**Supplied data**

_____

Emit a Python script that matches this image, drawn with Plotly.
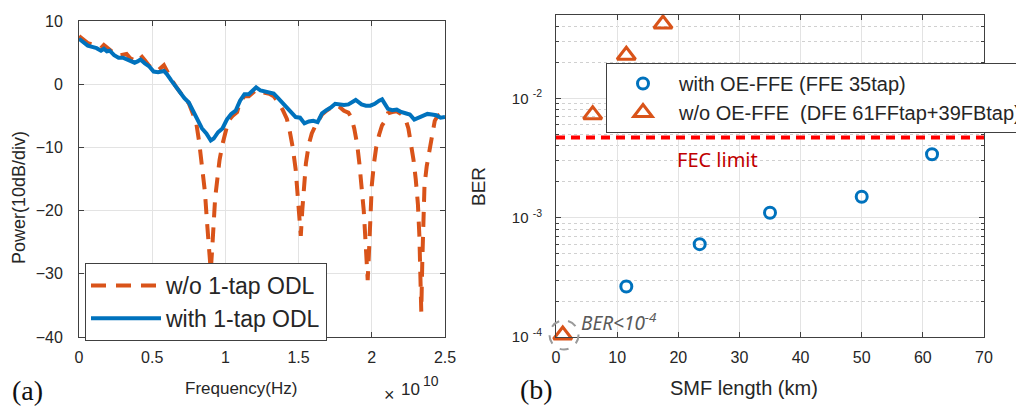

_____

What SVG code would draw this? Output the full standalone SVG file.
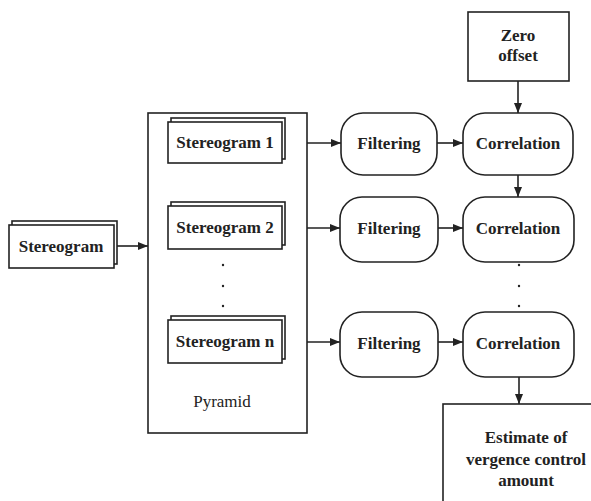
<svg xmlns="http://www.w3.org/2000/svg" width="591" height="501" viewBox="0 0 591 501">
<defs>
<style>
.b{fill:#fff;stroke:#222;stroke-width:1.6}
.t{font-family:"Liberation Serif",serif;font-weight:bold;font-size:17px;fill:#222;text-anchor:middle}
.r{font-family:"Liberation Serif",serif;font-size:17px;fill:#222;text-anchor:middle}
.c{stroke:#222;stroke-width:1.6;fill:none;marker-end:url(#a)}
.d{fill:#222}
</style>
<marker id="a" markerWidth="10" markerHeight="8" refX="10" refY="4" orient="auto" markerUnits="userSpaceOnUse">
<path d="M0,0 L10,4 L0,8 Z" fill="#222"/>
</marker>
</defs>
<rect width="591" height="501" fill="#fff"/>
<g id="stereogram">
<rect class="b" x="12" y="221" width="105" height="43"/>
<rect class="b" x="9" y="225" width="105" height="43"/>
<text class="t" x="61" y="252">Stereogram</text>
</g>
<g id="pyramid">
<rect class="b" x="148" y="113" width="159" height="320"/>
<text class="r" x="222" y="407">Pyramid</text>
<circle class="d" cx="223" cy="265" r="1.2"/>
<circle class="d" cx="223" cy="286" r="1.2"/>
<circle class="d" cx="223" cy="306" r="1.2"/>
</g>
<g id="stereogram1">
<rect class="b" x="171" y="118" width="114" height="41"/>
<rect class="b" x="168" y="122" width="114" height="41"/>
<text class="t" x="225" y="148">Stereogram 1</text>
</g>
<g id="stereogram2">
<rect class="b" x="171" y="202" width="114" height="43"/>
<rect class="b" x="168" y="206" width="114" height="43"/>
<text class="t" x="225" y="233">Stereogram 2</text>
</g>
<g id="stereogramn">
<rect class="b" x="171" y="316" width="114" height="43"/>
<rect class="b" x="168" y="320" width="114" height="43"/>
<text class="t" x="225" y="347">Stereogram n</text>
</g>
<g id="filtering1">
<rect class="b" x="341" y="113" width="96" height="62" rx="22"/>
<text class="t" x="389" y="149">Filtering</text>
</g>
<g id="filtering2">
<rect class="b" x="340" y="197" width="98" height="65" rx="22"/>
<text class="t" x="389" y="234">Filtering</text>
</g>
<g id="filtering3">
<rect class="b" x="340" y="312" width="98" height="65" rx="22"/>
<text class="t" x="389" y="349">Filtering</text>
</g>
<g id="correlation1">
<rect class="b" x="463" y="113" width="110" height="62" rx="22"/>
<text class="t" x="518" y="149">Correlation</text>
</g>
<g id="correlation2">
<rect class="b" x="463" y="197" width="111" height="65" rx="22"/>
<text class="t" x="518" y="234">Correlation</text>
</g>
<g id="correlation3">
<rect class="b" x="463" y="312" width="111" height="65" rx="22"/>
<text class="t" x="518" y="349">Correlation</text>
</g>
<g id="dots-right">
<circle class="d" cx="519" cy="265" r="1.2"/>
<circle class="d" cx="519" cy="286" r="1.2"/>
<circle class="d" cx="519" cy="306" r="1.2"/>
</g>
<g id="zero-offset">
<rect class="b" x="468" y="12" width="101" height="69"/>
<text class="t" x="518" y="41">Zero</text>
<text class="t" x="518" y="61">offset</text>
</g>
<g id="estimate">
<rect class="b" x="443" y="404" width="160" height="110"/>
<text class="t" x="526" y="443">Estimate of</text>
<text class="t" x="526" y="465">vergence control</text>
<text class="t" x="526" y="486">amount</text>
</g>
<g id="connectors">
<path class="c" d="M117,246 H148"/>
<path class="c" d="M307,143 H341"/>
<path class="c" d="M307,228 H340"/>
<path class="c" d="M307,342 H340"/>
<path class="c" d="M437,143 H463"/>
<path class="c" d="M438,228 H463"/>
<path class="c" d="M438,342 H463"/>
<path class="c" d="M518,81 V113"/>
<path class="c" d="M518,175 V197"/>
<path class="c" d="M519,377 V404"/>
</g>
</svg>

_____

**What is required**
Scan the lines for the string "this". Pick out every line that has it.

**The completed task**
Emit a Python script that matches this image, drawn with Plotly.
What SVG code would draw this? Output the full standalone SVG file.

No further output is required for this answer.